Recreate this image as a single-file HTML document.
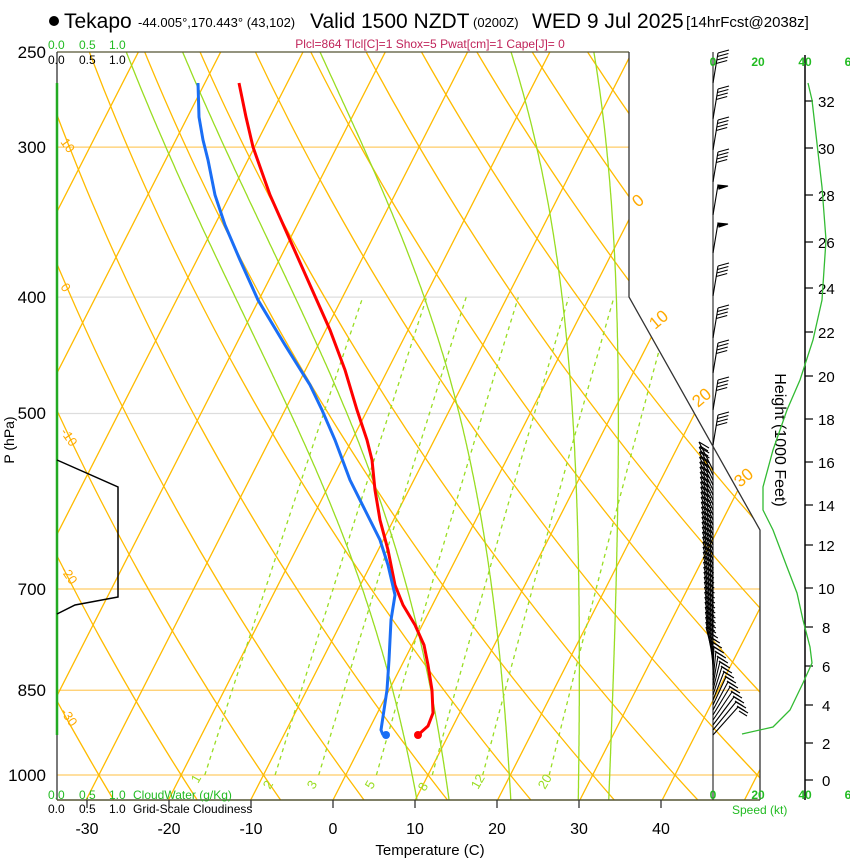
<!DOCTYPE html>
<html><head><meta charset="utf-8"><style>
body{margin:0;background:#fff;width:850px;height:860px;overflow:hidden;font-family:"Liberation Sans",Arial,sans-serif}
svg{display:block}
</style></head><body>
<svg id="s" width="850" height="860" xmlns="http://www.w3.org/2000/svg" font-family="Liberation Sans, Arial, sans-serif">
<defs><clipPath id="cp"><polygon points="57,52 629,52 629,297 760,530 760,800 57,800"/></clipPath>
<clipPath id="cp2"><polygon points="57,52 629,52 629,297 57,297"/></clipPath>
<clipPath id="cp3"><polygon points="57,297 629,297 760,530 760,775 57,775"/></clipPath></defs>
<g id="grid" clip-path="url(#cp)" fill="none"></g>
<g id="fg"></g>
</svg>
<script>
var NS="http://www.w3.org/2000/svg";
function el(p,t,a,txt){var e=document.createElementNS(NS,t);for(var k in a)e.setAttribute(k,a[k]);if(txt!==undefined)e.textContent=txt;p.appendChild(e);return e;}
var G=document.getElementById('grid'),F=document.getElementById('fg');
function Y(p){return 775-521.5*Math.log(1000/p);}
function P(y){return 1000*Math.exp(-(775-y)/521.5);}
function X(T,y){return 333+8.23*T+0.51*(800-y);}
// isobars
[[300,'#fc6'],[400,'#ddd'],[500,'#ddd'],[700,'#fc6'],[850,'#fc6'],[1000,'#fc6']].forEach(function(a){var y=Y(a[0]);el(G,'line',{x1:57,x2:760,y1:y,y2:y,stroke:a[1],'stroke-width':1.2});});
// isotherms
for(var T=-120;T<=60;T+=10){el(G,'line',{x1:X(T,800),y1:800,x2:X(T,0),y2:0,stroke:'#fb0','stroke-width':1.3});}
// dry adiabats
for(var th=-60;th<=120;th+=10){var d='';for(var y=0;y<=800;y+=10){var p=P(y);var Tk=(th+273.15)*Math.pow(p/1000,0.286);d+=(y?'L':'M')+X(Tk-273.15,y).toFixed(1)+','+y;}el(G,'path',{d:d,stroke:'#fb0','stroke-width':1.3});}
// mixing ratio
var g3=el(G,'g',{'clip-path':'url(#cp3)'});
[1,2,3,5,8,12,20].forEach(function(w){var d='';var i=0;for(var p=1000;p>=400;p-=10){var e=w*p/(622+w);var l=Math.log(e/6.112);var Td=243.5*l/(17.67-l);var y=Y(p);d+=(i++?'L':'M')+X(Td,y).toFixed(1)+','+y.toFixed(1);}el(g3,'path',{d:d,stroke:'#9d2','stroke-width':1.3,'stroke-dasharray':'4,4'});});
// moist adiabats
function es(T){return 6.112*Math.exp(17.67*T/(T+243.5));}
[10.2,14.1,21.6,29.8,33.5].forEach(function(T0){var T=T0+273.15,p=1049,d='M'+X(T0,Y(p)).toFixed(1)+','+Y(p).toFixed(1);while(p>240){var rs=0.622*es(T-273.15)/(p-es(T-273.15));var dTdp=(1/p)*(287*T+2.5e6*rs)/(1004+2.5e6*2.5e6*rs*0.622/(287*T*T));var dp=-2;T+=dTdp*dp;p+=dp;d+='L'+X(T-273.15,Y(p)).toFixed(1)+','+Y(p).toFixed(1);}el(G,'path',{d:d,stroke:'#9d2','stroke-width':1.3});});
</script>
<svg width="850" height="860" style="position:absolute;left:0;top:0" xmlns="http://www.w3.org/2000/svg" font-family="Liberation Sans, Arial, sans-serif">
<!-- borders -->
<polyline points="57,52 629,52" stroke="#553" stroke-width="1.3" fill="none"/>
<polyline points="629,52 629,297 760,530 760,800" stroke="#333" stroke-width="1.3" fill="none"/>
<line x1="57" y1="52" x2="57" y2="800" stroke="#333" stroke-width="1.3"/>
<line x1="57" y1="800" x2="760" y2="800" stroke="#553" stroke-width="1.5"/>
<line x1="713" y1="52" x2="713" y2="800" stroke="#333" stroke-width="1.2"/>
<line x1="805" y1="55" x2="805" y2="800" stroke="#000" stroke-width="1.5"/>
<g stroke="#333" stroke-width="1.3">
<line x1="87" y1="800" x2="87" y2="808"/><line x1="169" y1="800" x2="169" y2="808"/><line x1="251" y1="800" x2="251" y2="808"/><line x1="333" y1="800" x2="333" y2="808"/><line x1="415" y1="800" x2="415" y2="808"/><line x1="497" y1="800" x2="497" y2="808"/><line x1="579" y1="800" x2="579" y2="808"/><line x1="661" y1="800" x2="661" y2="808"/>
</g>
<g stroke="#000" stroke-width="1.2">
<line x1="805" y1="780" x2="813" y2="780"/><line x1="805" y1="743" x2="813" y2="743"/><line x1="805" y1="705" x2="813" y2="705"/><line x1="805" y1="666" x2="813" y2="666"/><line x1="805" y1="627" x2="813" y2="627"/><line x1="805" y1="588" x2="813" y2="588"/><line x1="805" y1="545" x2="813" y2="545"/><line x1="805" y1="505" x2="813" y2="505"/><line x1="805" y1="462" x2="813" y2="462"/><line x1="805" y1="419" x2="813" y2="419"/><line x1="805" y1="376" x2="813" y2="376"/><line x1="805" y1="332" x2="813" y2="332"/><line x1="805" y1="288" x2="813" y2="288"/><line x1="805" y1="242" x2="813" y2="242"/><line x1="805" y1="195" x2="813" y2="195"/><line x1="805" y1="148" x2="813" y2="148"/><line x1="805" y1="101" x2="813" y2="101"/>
</g>
<g font-size="15" fill="#000">
<text x="822" y="786">0</text><text x="822" y="749">2</text><text x="822" y="711">4</text><text x="822" y="672">6</text><text x="822" y="633">8</text><text x="818" y="594">10</text><text x="818" y="551">12</text><text x="818" y="511">14</text><text x="818" y="468">16</text><text x="818" y="425">18</text><text x="818" y="382">20</text><text x="818" y="338">22</text><text x="818" y="294">24</text><text x="818" y="248">26</text><text x="818" y="201">28</text><text x="818" y="154">30</text><text x="818" y="107">32</text>
</g>
<text transform="translate(775,440) rotate(90)" font-size="16" text-anchor="middle">Height (1000 Feet)</text>
<!-- cloud -->
<line x1="57" y1="83" x2="57" y2="735" stroke="#2a2" stroke-width="2.5"/>
<polyline points="57,460 118,487 118,597 75,605 57,614" stroke="#000" stroke-width="1.5" fill="none"/>
<!-- speed -->
<polyline points="808,83 812,100 822,187 826,240 822,300 813,340 800,380 787,410 773,450 763,487 763,510 773,530 787,567 797,593 803,620 810,647 812,663 803,683 790,710 773,727 742,734" fill="none" stroke="#3b3" stroke-width="1.3"/>
<!-- temps -->
<polyline points="239,83 246,117 253,147 270,195 290,240 310,285 330,330 345,370 357,410 367,440 372,460 375,490 380,520 388,550 395,585 403,605 415,625 424,645 428,665 432,690 433,713 428,726 418,735" fill="none" stroke="#f00" stroke-width="3"/>
<circle cx="418" cy="735" r="4" fill="#f00"/>
<polyline points="198,83 199,117 203,140 208,160 215,195 225,225 240,260 258,300 285,345 310,385 322,410 335,440 350,480 365,510 380,540 388,565 395,595 391,620 389,660 387,690 384,710 381,730 383,735" fill="none" stroke="#1a6ef5" stroke-width="3"/>
<circle cx="386" cy="735" r="4" fill="#1a6ef5"/>
<g id="barbs" stroke="#000" stroke-width="1.1" fill="none"></g>
<!-- labels -->
<g fill="#fa0" font-size="17">
<text transform="translate(638,208) rotate(-40)">0</text>
<text transform="translate(655,330) rotate(-40)">10</text>
<text transform="translate(698,408) rotate(-40)">20</text>
<text transform="translate(740,488) rotate(-40)">30</text>
</g>
<g fill="#fa0" font-size="13">
<text transform="translate(60,142) rotate(55)">10</text>
<text transform="translate(60,287) rotate(55)">0</text>
<text transform="translate(60,432) rotate(55)">-10</text>
<text transform="translate(60,570) rotate(55)">-20</text>
<text transform="translate(60,712) rotate(55)">-30</text>
</g>
<g fill="#9d2" font-size="13">
<text transform="translate(198,784) rotate(-60)">1</text>
<text transform="translate(270,790) rotate(-60)">2</text>
<text transform="translate(314,790) rotate(-60)">3</text>
<text transform="translate(372,790) rotate(-60)">5</text>
<text transform="translate(425,792) rotate(-60)">8</text>
<text transform="translate(478,790) rotate(-60)">12</text>
<text transform="translate(545,790) rotate(-60)">20</text>
</g>
<g font-size="17" text-anchor="end">
<text x="46" y="58">250</text><text x="46" y="153">300</text><text x="46" y="303">400</text><text x="46" y="419">500</text><text x="46" y="595">700</text><text x="46" y="696">850</text><text x="46" y="781">1000</text>
</g>
<text transform="translate(14,440) rotate(-90)" font-size="14" text-anchor="middle">P (hPa)</text>
<g font-size="16" text-anchor="middle">
<text x="87" y="834">-30</text><text x="169" y="834">-20</text><text x="251" y="834">-10</text><text x="333" y="834">0</text><text x="415" y="834">10</text><text x="497" y="834">20</text><text x="579" y="834">30</text><text x="661" y="834">40</text>
</g>
<text x="430" y="855" font-size="15" text-anchor="middle">Temperature (C)</text>
<g font-size="12" fill="#2b2">
<text x="48" y="49">0.0</text><text x="79" y="49">0.5</text><text x="109" y="49">1.0</text>
<text x="48" y="799">0.0</text><text x="79" y="799">0.5</text><text x="109" y="799">1.0</text><text x="133" y="799">CloudWater (g/Kg)</text>
</g>
<g font-size="12" fill="#000">
<text x="48" y="64">0.0</text><text x="79" y="64">0.5</text><text x="109" y="64">1.0</text>
<text x="48" y="813">0.0</text><text x="79" y="813">0.5</text><text x="109" y="813">1.0</text><text x="133" y="813">Grid-Scale Cloudiness</text>
</g>
<g font-size="12" fill="#2b2" font-weight="bold" text-anchor="middle">
<text x="713" y="66">0</text><text x="758" y="66">20</text><text x="805" y="66">40</text><text x="848" y="66">6</text>
<text x="713" y="799">0</text><text x="758" y="799">20</text><text x="805" y="799">40</text><text x="848" y="799">6</text>
</g>
<text x="732" y="814" font-size="12" fill="#2b2">Speed (kt)</text>
<text x="430" y="48" font-size="12" fill="#c0245a" text-anchor="middle">Plcl=864 Tlcl[C]=1 Shox=5 Pwat[cm]=1 Cape[J]= 0</text>
<circle cx="54" cy="21" r="5" fill="#000"/>
<text x="64" y="28" font-size="21">Tekapo</text>
<text x="138" y="27" font-size="13">-44.005°,170.443° (43,102)</text>
<text x="310" y="28" font-size="21">Valid 1500 NZDT</text>
<text x="473" y="27" font-size="13">(0200Z)</text>
<text x="532" y="28" font-size="21">WED 9 Jul 2025</text>
<text x="686" y="27" font-size="15">[14hrFcst@2038z]</text>
</svg>
<script>
var B=document.getElementById('barbs');
function ln(x1,y1,x2,y2){el(B,'line',{x1:x1,y1:y1,x2:x2,y2:y2});}
[83,119,150,182,215,253,296,338,373,410,445].forEach(function(y,i){var tx=718,ty=y-30;ln(713,y,tx,ty);
 if(i==4||i==5){el(B,'polygon',{points:tx+','+ty+' '+(tx+10)+','+(ty+1)+' '+(tx+1)+','+(ty+4),fill:'#000'});}
 else{for(var k=0;k<4;k++){var yy=ty+k*3.5,xx=tx-k*0.6;ln(xx,yy,xx+11,yy-3);}}});
for(var y=470;y<=735;y+=5){var f=(y-470)/265;var dx=f<0.7?-14+f*10:-7+(f-0.7)/0.3*32;var tx=713+dx,ty=y-28;ln(713,y,tx,ty);ln(tx,ty,tx+10,ty+6);ln(tx+1,ty+4,tx+9,ty+9);}
</script>
</body></html>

###

> TASK DIRECTIONS
Look above for lines with the word "document" and copy them all.

> RESULT
Recreate this image as a single-file HTML document.
function el(p,t,a,txt){var e=document.createElementNS(NS,t);for(var k in a)e.setAttribute(k,a[k]);if(txt!==undefined)e.textContent=txt;p.appendChild(e);return e;}
var G=document.getElementById('grid'),F=document.getElementById('fg');
var B=document.getElementById('barbs');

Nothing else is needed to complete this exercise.